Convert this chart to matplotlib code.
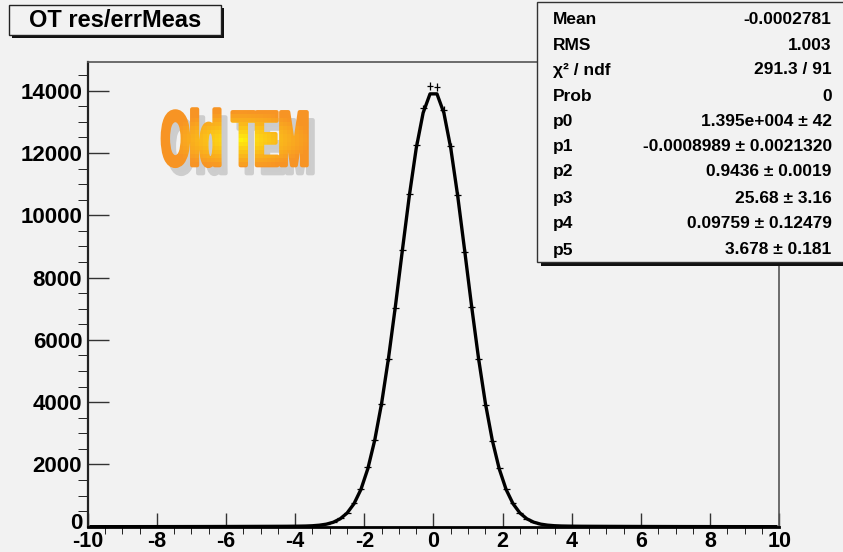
import numpy as np
import matplotlib
matplotlib.use("Agg")
import matplotlib.pyplot as plt
import matplotlib.patheffects as pe
from matplotlib.patches import Rectangle
from matplotlib.ticker import MultipleLocator
from matplotlib.transforms import Affine2D, Bbox, ScaledTranslation

plt.rcParams["axes.unicode_minus"] = False

# histogram: 100 bins from -10 to 10
X_MIN, X_MAX, N_BINS = -10.0, 10.0, 100

counts = [
    0, 1, 0, 2, 1, 1, 3, 2, 1, 2, 3, 4, 2, 5, 4, 3, 6, 5, 7, 5,
    8, 6, 9, 8, 10, 9, 12, 11, 14, 13,
    19, 24, 34, 52, 88, 152, 264, 452, 762, 1220,
    1905, 2795, 3935, 5385, 7025, 8870, 10690, 12260, 13430, 14150,
    14125, 13390, 12210, 10650, 8835, 7045, 5375, 3905, 2760, 1890,
    1212, 752, 446, 259, 149, 85, 51, 33, 23, 18,
    14, 12, 13, 10, 11, 9, 10, 8, 7, 8, 6, 7, 5, 6, 4, 5, 3, 4, 2, 3,
    3, 2, 1, 2, 1, 0, 1, 1, 0, 1,
]

# fitted curve read at the bin centres
fit_vals = [
    0.6, 0.7, 0.8, 1.0, 1.1, 1.3, 1.5, 1.7, 1.9, 2.1,
    2.4, 2.7, 3.0, 3.4, 3.8, 4.2, 4.6, 5.1, 5.6, 6.2,
    6.8, 7.4, 8.1, 8.8, 9.5, 10.2, 11.0, 11.8, 12.6, 14.5,
    17, 21, 30, 48, 81, 142, 252, 437, 736, 1193,
    1859, 2776, 3966, 5424, 7095, 8877, 10619, 12148, 13289, 13898,
    13898, 13289, 12148, 10619, 8877, 7096, 5424, 3967, 2777, 1860,
    1194, 737, 438, 253, 144, 82, 49, 31, 22, 18,
    15.3, 13.2, 12.4, 11.6, 10.8, 10.0, 9.3, 8.6, 7.9, 7.2,
    6.6, 6.0, 5.5, 5.0, 4.5, 4.0, 3.6, 3.2, 2.9, 2.6,
    2.3, 2.0, 1.8, 1.6, 1.4, 1.2, 1.0, 0.9, 0.8, 0.7,
]

x_ticks = [-10, -8, -6, -4, -2, 0, 2, 4, 6, 8, 10]
y_ticks = [0, 2000, 4000, 6000, 8000, 10000, 12000, 14000]

title_text = "OT res/errMeas"
stat_labels = ["Mean", "RMS", "\u03c7\u00b2 / ndf", "Prob", "p0", "p1", "p2", "p3", "p4", "p5"]
stat_values = [
    "-0.0002781", "1.003", "291.3 / 91", "0",
    "1.395e+004 \u00b1 42", "-0.0008989 \u00b1 0.0021320",
    "0.9436 \u00b1 0.0019", "25.68 \u00b1 3.16",
    "0.09759 \u00b1 0.12479", "3.678 \u00b1 0.181",
]
stamp_text = "Old TEM"

W, H = 843, 552
BG = "#f2f2f2"
FONT = "Liberation Sans"


def fx(x):
    return x / W


def fy(y):
    return 1 - y / H


class WordArt(pe.AbstractPathEffect):
    """Squeeze the glyphs into a box, add a grey shadow and an orange/yellow fill."""

    def __init__(self, fig, box, shadow=(6, 8), stroke=3.0):
        super().__init__()
        self.fig = fig
        self.box = box
        self.shadow = shadow
        self.stroke = stroke

    def draw_path(self, renderer, gc, tpath, affine, rgbFace=None):
        x0, y0, x1, y1 = self.box
        (bx0, by0), (bx1, by1) = self.fig.transFigure.transform(
            [[fx(x0), fy(y1)], [fx(x1), fy(y0)]])
        ext = tpath.get_extents(affine)
        t = affine + Affine2D().translate(-ext.x0, -ext.y0).scale(
            (bx1 - bx0) / ext.width, (by1 - by0) / ext.height).translate(bx0, by0)

        gc0 = renderer.new_gc()
        gc0.copy_properties(gc)
        gc0.set_linewidth(self.stroke)
        gc0.set_joinstyle("round")
        gc0.set_foreground("#cdcdcd")
        dx, dy = self.shadow
        renderer.draw_path(gc0, tpath, t + Affine2D().translate(dx, -dy),
                           (0.80, 0.80, 0.80))

        yellow = np.array([1.0, 0.96, 0.05])
        orange = np.array([0.97, 0.58, 0.14])
        cx, cy = (bx0 + bx1) / 2 + 5, (by0 + by1) / 2 - 2
        rx, ry = (bx1 - bx0) / 2, (by1 - by0) / 2
        step = 4
        for xa in np.arange(bx0 - 4, bx1 + 4, step):
            for ya in np.arange(by0 - 4, by1 + 4, step):
                r = np.hypot((xa + step / 2 - cx) / rx, (ya + step / 2 - cy) / ry)
                k = min(r, 1.0) ** 0.8
                col = tuple(yellow * (1 - k) + orange * k)
                g = renderer.new_gc()
                g.copy_properties(gc)
                g.set_clip_rectangle(Bbox.from_extents(xa, ya, xa + step, ya + step))
                g.set_linewidth(self.stroke)
                g.set_joinstyle("round")
                g.set_foreground(col)
                renderer.draw_path(g, tpath, t, col)
                g.restore()
        gc0.restore()


fig = plt.figure(figsize=(W / 100, H / 100), dpi=100, facecolor=BG)
ax = fig.add_axes([fx(87.7), fy(526.7), fx(779.3) - fx(87.7), fy(61.7) - fy(526.7)])
ax.set_facecolor(BG)

edges = np.linspace(X_MIN, X_MAX, N_BINS + 1)
centers = (edges[:-1] + edges[1:]) / 2
counts_arr = np.array(counts, dtype=float)

ax.errorbar(centers, counts_arr, xerr=(edges[1] - edges[0]) / 2, yerr=np.sqrt(counts_arr),
            fmt="none", ecolor="black", elinewidth=0.9, capsize=0, zorder=2)
ax.plot(centers, fit_vals, color="black", lw=2.4, zorder=3, solid_joinstyle="round")

ax.set_xlim(X_MIN, X_MAX)
ax.set_ylim(0, 14931)
ax.set_xticks(x_ticks)
ax.set_yticks(y_ticks)
ax.xaxis.set_minor_locator(MultipleLocator(0.5))
ax.yaxis.set_minor_locator(MultipleLocator(500))
ax.tick_params(direction="in", width=1.0, color="#333333", top=False, right=False)
ax.tick_params(axis="x", which="major", length=10, pad=3)
ax.tick_params(axis="x", which="minor", length=5)
ax.tick_params(axis="y", which="major", length=15, pad=4)
ax.tick_params(axis="y", which="minor", length=7.5)
for lab in ax.get_yticklabels():
    lab.set_fontfamily(FONT)
    lab.set_fontweight("bold")
    lab.set_fontsize(16)
for lab in ax.get_xticklabels():
    lab.set_fontfamily(FONT)
    lab.set_fontweight("bold")
    lab.set_fontsize(15.5)

# the "0" of the y axis sits a little above the corner, as in the original
zero_lab = ax.get_yticklabels()[0]
zero_lab.set_transform(zero_lab.get_transform()
                       + ScaledTranslation(0, 4 / 72, fig.dpi_scale_trans))

ax.spines["bottom"].set_linewidth(2.0)
ax.spines["left"].set_linewidth(1.6)
ax.spines["left"].set_color("#222222")
ax.spines["top"].set_linewidth(1.2)
ax.spines["top"].set_color("#555555")
ax.spines["right"].set_linewidth(1.2)
ax.spines["right"].set_color("#555555")

# title box
fig.add_artist(Rectangle((fx(12.3), fy(38)), fx(211.4), fy(0) - fy(30),
                         facecolor="#111111", edgecolor="none", zorder=1))
fig.add_artist(Rectangle((fx(9.3), fy(35)), fx(211.4), fy(0) - fy(30),
                         facecolor=BG, edgecolor="#222222", lw=1.0, zorder=1.1))
fig.text(fx(115), fy(20.5), title_text, ha="center", va="center",
         fontfamily=FONT, fontweight="bold", fontsize=17, zorder=2)

# stats box
fig.add_artist(Rectangle((fx(541.3), fy(265.5)), fx(310), fy(0) - fy(263.5),
                         facecolor="#111111", edgecolor="none", zorder=1))
fig.add_artist(Rectangle((fx(537.3), fy(261.7)), fx(310), fy(0) - fy(259.7),
                         facecolor=BG, edgecolor="#333333", lw=1.0, zorder=1.1))
row_y = [20, 45, 70, 96.7, 121.7, 146.7, 171.7, 198.3, 223.3, 250]
for yy, lab, val in zip(row_y, stat_labels, stat_values):
    fig.text(fx(552.7), fy(yy), lab, ha="left", va="center",
             fontfamily=FONT, fontweight="bold", fontsize=12.5, zorder=2)
    fig.text(fx(831.7), fy(yy), val, ha="right", va="center",
             fontfamily=FONT, fontweight="bold", fontsize=12.5, zorder=2)

# "Old TEM" stamp
stamp = fig.text(fx(162.7), fy(166), stamp_text, ha="left", va="baseline",
                 fontfamily=FONT, fontweight="bold", fontsize=30, zorder=2)
stamp.set_path_effects([WordArt(fig, (162.7, 109.3, 306.7, 166))])

fig.savefig("out.png", dpi=100, facecolor=BG)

━━━━━━━━━━━━━━━━

[EXERCISE BRIEF] Skip every picture and return the lines above from the top through the one that contains "y_ticks = [0, 2000, 4000, 6000, 8000, 10000, 12000, 14000]".

[FINAL ANSWER]
Convert this chart to matplotlib code.
import numpy as np
import matplotlib
matplotlib.use("Agg")
import matplotlib.pyplot as plt
import matplotlib.patheffects as pe
from matplotlib.patches import Rectangle
from matplotlib.ticker import MultipleLocator
from matplotlib.transforms import Affine2D, Bbox, ScaledTranslation

plt.rcParams["axes.unicode_minus"] = False

# histogram: 100 bins from -10 to 10
X_MIN, X_MAX, N_BINS = -10.0, 10.0, 100

counts = [
    0, 1, 0, 2, 1, 1, 3, 2, 1, 2, 3, 4, 2, 5, 4, 3, 6, 5, 7, 5,
    8, 6, 9, 8, 10, 9, 12, 11, 14, 13,
    19, 24, 34, 52, 88, 152, 264, 452, 762, 1220,
    1905, 2795, 3935, 5385, 7025, 8870, 10690, 12260, 13430, 14150,
    14125, 13390, 12210, 10650, 8835, 7045, 5375, 3905, 2760, 1890,
    1212, 752, 446, 259, 149, 85, 51, 33, 23, 18,
    14, 12, 13, 10, 11, 9, 10, 8, 7, 8, 6, 7, 5, 6, 4, 5, 3, 4, 2, 3,
    3, 2, 1, 2, 1, 0, 1, 1, 0, 1,
]

# fitted curve read at the bin centres
fit_vals = [
    0.6, 0.7, 0.8, 1.0, 1.1, 1.3, 1.5, 1.7, 1.9, 2.1,
    2.4, 2.7, 3.0, 3.4, 3.8, 4.2, 4.6, 5.1, 5.6, 6.2,
    6.8, 7.4, 8.1, 8.8, 9.5, 10.2, 11.0, 11.8, 12.6, 14.5,
    17, 21, 30, 48, 81, 142, 252, 437, 736, 1193,
    1859, 2776, 3966, 5424, 7095, 8877, 10619, 12148, 13289, 13898,
    13898, 13289, 12148, 10619, 8877, 7096, 5424, 3967, 2777, 1860,
    1194, 737, 438, 253, 144, 82, 49, 31, 22, 18,
    15.3, 13.2, 12.4, 11.6, 10.8, 10.0, 9.3, 8.6, 7.9, 7.2,
    6.6, 6.0, 5.5, 5.0, 4.5, 4.0, 3.6, 3.2, 2.9, 2.6,
    2.3, 2.0, 1.8, 1.6, 1.4, 1.2, 1.0, 0.9, 0.8, 0.7,
]

x_ticks = [-10, -8, -6, -4, -2, 0, 2, 4, 6, 8, 10]
y_ticks = [0, 2000, 4000, 6000, 8000, 10000, 12000, 14000]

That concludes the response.